This is very interesting....
I also have had neighbors I didn't like because they treat their dogs bad.The people themselves are nice enough,but judged on the treatment of their dog you dislike them--if that makes sense.I tried telling them about walking him and not leaving him tied up outside on a 12 foot chain 24/7 barking non-stop...but they did not listen.They "heard",but didn't "listen".The only thing that got their attention was when he broke loose and they had to chase him through town for several hours------now they don't even do that.If he gets loose,he is on his own to return.It is very sad.He is a hunting type dog.
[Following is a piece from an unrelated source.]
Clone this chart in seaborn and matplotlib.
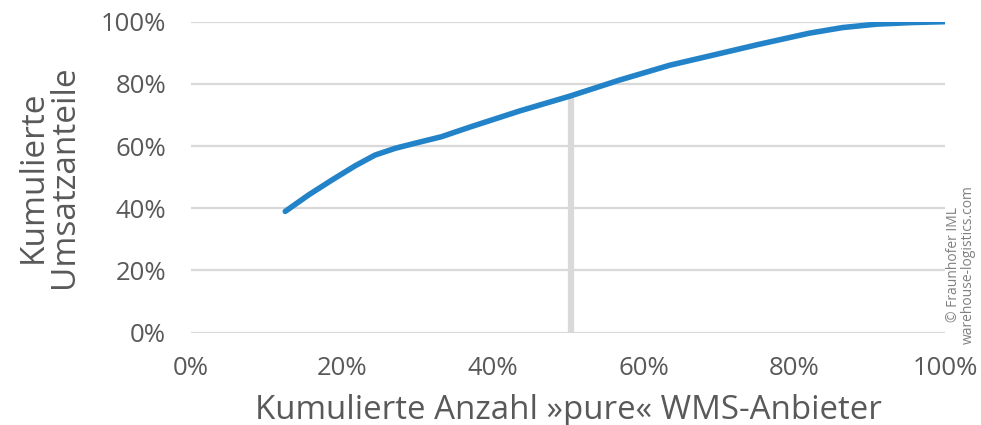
import seaborn as sns
import matplotlib.pyplot as plt
from matplotlib.ticker import PercentFormatter

# Werte (in %)
anzahl_anteil = [12.5, 15.6, 18.7, 21.8, 24.4, 27.1, 29.7, 33.2, 37.1,
                 43.6, 50.3, 56.8, 63.5, 68.8, 75.3, 82.0, 86.4, 90.9,
                 95.4, 100.0]
umsatz_anteil = [39.0, 44.3, 49.1, 53.7, 57.1, 59.3, 60.9, 63.0, 66.2,
                 71.3, 76.1, 81.2, 86.0, 89.0, 92.7, 96.3, 98.1, 99.2,
                 99.7, 100.0]

# Markierung bei 50 % der Anbieter
marker_x = 50.4
marker_y = 76.0

y_ticks = [0, 20, 40, 60, 80, 100]
x_ticks = [0, 20, 40, 60, 80, 100]

sns.set_style("white")
plt.rcParams["font.family"] = ["Open Sans", "DejaVu Sans"]

text_grey = "#595959"
grid_grey = "#d9d9d9"

fig = plt.figure(figsize=(9.81, 4.25), dpi=100)
ax = fig.add_axes([0.1947, 0.2172, 0.7686, 0.7318])

for t in y_ticks:
    ax.axhline(t, color=grid_grey, lw=1.6, zorder=1)

ax.vlines(marker_x, 0, marker_y, color=grid_grey, lw=4.5, zorder=2)

sns.lineplot(x=anzahl_anteil, y=umsatz_anteil, ax=ax, color="#2383c9",
             lw=4, zorder=3, solid_capstyle="round", solid_joinstyle="round")

ax.set_xlim(0, 100)
ax.set_ylim(0, 100)
ax.set_xticks(x_ticks)
ax.set_yticks(y_ticks)
ax.xaxis.set_major_formatter(PercentFormatter(decimals=0))
ax.yaxis.set_major_formatter(PercentFormatter(decimals=0))
ax.tick_params(axis="both", length=0, colors=text_grey, labelsize=18.5)
ax.tick_params(axis="x", pad=17)
ax.tick_params(axis="y", pad=18)

for s in ax.spines.values():
    s.set_visible(False)

ax.set_xlabel("Kumulierte Anzahl »pure« WMS-Anbieter", fontsize=23.8,
              color=text_grey, labelpad=9)
ax.set_ylabel("Kumulierte\nUmsatzanteile", fontsize=24, color=text_grey,
              labelpad=14, linespacing=0.95)

fig.text(0.9795, 0.19, "© Fraunhofer IML\nwarehouse-logistics.com",
         rotation=90, fontsize=10, color="#808080", ha="center", va="bottom",
         linespacing=1.0)

fig.savefig("out.png", dpi=100)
I get comments on my two like:

I hope I can come back and be one of YOUR dogs...I'd have it made

I think there is a special place in Heaven for you with the dogs(I said I hope so)and he said No really,I can't believe how good you take care of them

You spend more time caring about those dogs then you do us.....(my kids)
Here's crazy Mom with more pictures of Quincy.....

Unfortunately.....most all are true!ound:


----------



## dboudreau (Jan 12, 2007)

My DH's family are not pet people. They all think I'm nuts. If a dog or cat touches a human dish or glass, my MIL will through it out. She will only eat off of paper plates at my house because she is afaid a dog or cat has touched a dish.
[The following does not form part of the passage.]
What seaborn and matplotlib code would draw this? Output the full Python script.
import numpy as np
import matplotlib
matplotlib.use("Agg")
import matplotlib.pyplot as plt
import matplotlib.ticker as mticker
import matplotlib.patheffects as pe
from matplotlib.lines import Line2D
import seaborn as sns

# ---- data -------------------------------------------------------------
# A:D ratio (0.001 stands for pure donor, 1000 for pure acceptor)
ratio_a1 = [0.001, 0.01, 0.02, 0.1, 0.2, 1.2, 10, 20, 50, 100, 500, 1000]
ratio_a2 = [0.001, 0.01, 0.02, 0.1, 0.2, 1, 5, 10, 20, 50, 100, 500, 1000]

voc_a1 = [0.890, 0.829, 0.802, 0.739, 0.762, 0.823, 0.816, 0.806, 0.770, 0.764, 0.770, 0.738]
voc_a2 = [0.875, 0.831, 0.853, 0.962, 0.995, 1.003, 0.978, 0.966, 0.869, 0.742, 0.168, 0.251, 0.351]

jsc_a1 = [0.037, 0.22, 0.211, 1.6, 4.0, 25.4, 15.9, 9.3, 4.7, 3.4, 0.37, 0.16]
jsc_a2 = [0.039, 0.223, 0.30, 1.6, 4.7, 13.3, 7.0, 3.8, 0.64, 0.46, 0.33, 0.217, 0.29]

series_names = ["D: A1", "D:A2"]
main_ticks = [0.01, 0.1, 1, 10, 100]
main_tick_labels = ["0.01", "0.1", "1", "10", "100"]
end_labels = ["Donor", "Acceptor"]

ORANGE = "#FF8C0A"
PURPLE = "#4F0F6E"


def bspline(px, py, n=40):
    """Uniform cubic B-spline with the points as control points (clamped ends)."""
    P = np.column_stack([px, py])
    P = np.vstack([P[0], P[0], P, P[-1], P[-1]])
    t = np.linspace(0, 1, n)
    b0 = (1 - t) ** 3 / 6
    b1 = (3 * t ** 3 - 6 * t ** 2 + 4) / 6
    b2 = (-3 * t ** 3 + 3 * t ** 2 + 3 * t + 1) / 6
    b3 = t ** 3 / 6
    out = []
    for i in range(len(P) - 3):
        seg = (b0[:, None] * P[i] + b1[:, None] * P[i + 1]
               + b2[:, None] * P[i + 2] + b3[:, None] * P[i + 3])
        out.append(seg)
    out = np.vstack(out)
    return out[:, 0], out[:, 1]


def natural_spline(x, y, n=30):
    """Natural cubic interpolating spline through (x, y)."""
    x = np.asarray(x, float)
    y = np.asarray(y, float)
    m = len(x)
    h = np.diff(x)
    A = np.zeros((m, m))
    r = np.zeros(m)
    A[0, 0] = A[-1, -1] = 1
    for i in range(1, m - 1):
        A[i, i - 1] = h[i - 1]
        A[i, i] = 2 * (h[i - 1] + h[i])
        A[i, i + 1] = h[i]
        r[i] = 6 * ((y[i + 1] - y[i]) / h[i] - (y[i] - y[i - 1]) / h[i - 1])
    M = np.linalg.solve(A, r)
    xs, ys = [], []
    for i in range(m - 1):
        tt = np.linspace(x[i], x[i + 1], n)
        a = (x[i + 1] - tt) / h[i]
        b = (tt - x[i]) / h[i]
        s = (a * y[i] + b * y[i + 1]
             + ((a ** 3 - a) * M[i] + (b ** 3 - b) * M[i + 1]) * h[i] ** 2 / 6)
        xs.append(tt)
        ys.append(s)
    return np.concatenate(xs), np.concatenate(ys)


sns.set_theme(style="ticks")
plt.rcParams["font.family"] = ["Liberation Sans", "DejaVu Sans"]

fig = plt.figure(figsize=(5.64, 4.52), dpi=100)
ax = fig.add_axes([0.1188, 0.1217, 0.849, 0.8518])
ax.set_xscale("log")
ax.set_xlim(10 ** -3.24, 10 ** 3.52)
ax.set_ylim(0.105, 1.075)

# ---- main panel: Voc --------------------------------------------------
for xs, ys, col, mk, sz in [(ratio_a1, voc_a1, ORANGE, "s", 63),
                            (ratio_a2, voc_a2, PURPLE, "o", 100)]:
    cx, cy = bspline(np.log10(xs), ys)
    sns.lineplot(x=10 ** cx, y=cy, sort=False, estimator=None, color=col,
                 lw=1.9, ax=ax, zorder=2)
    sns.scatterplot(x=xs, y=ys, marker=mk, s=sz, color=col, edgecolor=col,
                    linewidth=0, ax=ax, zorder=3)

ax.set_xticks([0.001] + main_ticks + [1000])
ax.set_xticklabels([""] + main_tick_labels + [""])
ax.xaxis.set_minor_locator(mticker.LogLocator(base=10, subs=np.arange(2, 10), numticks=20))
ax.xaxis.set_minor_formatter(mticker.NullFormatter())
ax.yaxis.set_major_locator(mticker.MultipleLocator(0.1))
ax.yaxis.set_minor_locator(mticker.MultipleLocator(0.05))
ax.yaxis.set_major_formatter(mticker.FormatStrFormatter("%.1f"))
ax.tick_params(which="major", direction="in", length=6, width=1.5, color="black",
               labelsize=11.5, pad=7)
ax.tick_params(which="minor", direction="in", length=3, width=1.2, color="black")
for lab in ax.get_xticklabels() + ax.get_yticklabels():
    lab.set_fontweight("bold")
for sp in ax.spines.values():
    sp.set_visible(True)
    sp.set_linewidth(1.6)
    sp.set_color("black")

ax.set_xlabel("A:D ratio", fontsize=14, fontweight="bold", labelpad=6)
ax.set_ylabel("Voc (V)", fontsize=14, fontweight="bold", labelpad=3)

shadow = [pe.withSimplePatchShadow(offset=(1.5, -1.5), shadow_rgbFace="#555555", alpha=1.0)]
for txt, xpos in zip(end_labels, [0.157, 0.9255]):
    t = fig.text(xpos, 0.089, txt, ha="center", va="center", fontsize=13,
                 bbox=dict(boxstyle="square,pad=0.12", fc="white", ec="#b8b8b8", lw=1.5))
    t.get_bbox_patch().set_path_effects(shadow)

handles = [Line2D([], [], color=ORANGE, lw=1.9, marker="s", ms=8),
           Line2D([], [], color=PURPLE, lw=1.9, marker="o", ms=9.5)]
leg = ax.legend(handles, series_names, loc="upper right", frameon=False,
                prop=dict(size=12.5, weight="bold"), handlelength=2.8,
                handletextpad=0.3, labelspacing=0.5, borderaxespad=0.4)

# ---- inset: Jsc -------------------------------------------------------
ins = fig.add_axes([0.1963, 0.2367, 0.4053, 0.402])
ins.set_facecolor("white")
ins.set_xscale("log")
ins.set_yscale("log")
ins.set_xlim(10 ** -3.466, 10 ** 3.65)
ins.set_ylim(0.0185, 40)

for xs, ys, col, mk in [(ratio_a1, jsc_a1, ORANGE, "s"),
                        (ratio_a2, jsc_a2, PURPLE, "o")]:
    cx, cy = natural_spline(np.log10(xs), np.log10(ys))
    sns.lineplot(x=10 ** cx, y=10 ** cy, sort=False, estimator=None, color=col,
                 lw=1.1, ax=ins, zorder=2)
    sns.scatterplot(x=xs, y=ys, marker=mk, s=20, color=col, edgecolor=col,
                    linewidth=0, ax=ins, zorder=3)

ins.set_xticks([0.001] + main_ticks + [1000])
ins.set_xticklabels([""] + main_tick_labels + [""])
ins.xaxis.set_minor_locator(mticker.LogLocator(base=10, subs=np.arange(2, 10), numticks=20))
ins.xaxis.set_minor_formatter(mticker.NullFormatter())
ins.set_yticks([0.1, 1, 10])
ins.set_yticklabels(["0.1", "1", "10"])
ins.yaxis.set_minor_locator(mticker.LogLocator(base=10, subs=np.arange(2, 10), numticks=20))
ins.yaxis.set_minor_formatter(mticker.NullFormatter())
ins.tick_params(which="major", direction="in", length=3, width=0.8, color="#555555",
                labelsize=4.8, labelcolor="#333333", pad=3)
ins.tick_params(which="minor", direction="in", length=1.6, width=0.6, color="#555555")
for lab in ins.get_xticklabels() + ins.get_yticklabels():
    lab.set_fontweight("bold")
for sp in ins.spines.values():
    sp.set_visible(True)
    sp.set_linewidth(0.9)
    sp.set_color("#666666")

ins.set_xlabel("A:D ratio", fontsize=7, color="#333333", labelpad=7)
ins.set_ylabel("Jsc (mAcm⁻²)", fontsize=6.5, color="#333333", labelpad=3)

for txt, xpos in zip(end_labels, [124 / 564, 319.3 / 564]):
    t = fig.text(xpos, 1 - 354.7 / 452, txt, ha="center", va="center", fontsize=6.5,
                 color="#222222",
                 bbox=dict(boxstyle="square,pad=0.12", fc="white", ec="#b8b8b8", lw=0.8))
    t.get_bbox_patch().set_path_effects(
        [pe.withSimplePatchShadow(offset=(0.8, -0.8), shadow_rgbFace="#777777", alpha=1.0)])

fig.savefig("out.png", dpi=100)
Luckily my family are pet people. My Mom is very proud of her grandpups and grandcats. Even grandbirds.


----------



## Julie (Feb 8, 2007)

Well my FIL once came to my house and said about Quince "what the h_ll did you get another dog for?With all that long hair?My reply?That **** dog is more valuable then you AND your son put together.......on that note my husband finally spoke up and said,well,he is a pretty nice dog.......I was furious!:fish:Some people are just stupid.....and I'm not going to take insults from someone in my own darn house....it is cleaner then theirs!


----------



## Suuske747 (May 9, 2007)

Oh that sounds soooo familiar!!

I once was at a wedding reception with my family...hadn't seen most of the ppl for a while, so none of them knew I had Sierra, let alone they knew what a Havanese is...
So because I got many of the Hava-what? comments, I had a good excuse to keep pictures of Sierra with me, with a visual support to show her development and her looks.....
So I took out the pictures and my sister goes...: "oh no...not again!? You know when Suzanne meets ppl and they ask :How are you? She goes : I am great, I have a Havanese, want to see the pictures!?"
Then it was sort of like....ooopppsss I do talk a lot about her and I do show everyone her photo's....I guess I'm a proud mummy 
My mum said when she realised we had taken 3 months to find a name for her: including the first 6 weeks of her life, to make up our mind on the name, She just said: How long is it going to take you when you get children!?
Often heard as well : If you're that bad with your dog, how bad will you be when you have kids?!
*grins*


----------



## Havtahava (Aug 20, 2006)

Suzanne, you can just tell your mother that Sierra is just warming you up for motherhood. Ha ha!

Susan, that's so sad.


----------



## lfung5 (Jun 30, 2007)

The neighborhood I am moving to is very dog friendly. Everyone has small fufu dogs. They go for dog walks together at lunch and dinner time. The lady across the street has 2 bichons. They came over while I was there the other day and my guys made fast friends with them. Its very exciting that my dogs will be welcome!


----------



## ama0722 (Nov 28, 2006)

I need to switch my general neighbors- lots of dogs but hardly anyone walks them. The ones I really feel bad for are the 2 GSDs who sit and look out the fence all day  I just don't want to think what might happen when a high energy dog like that finally gets out!

Amanda


----------



## Lina (Apr 26, 2007)

Kimberly, both my mom and my sister say that Kubrick is their first grandson/nephew. They call him my "test" child and claim that based on how I treat Kubrick, my child will be wonderful!


----------



## Havtahava (Aug 20, 2006)

See? Perfect! 
(And I bet your mom & sister are right too!)


----------



## Lina (Apr 26, 2007)

Kimberly, I sure hope so!


----------



## The Fussy Puppy Gang (May 21, 2007)

Julie you're a feisty gal - good for you!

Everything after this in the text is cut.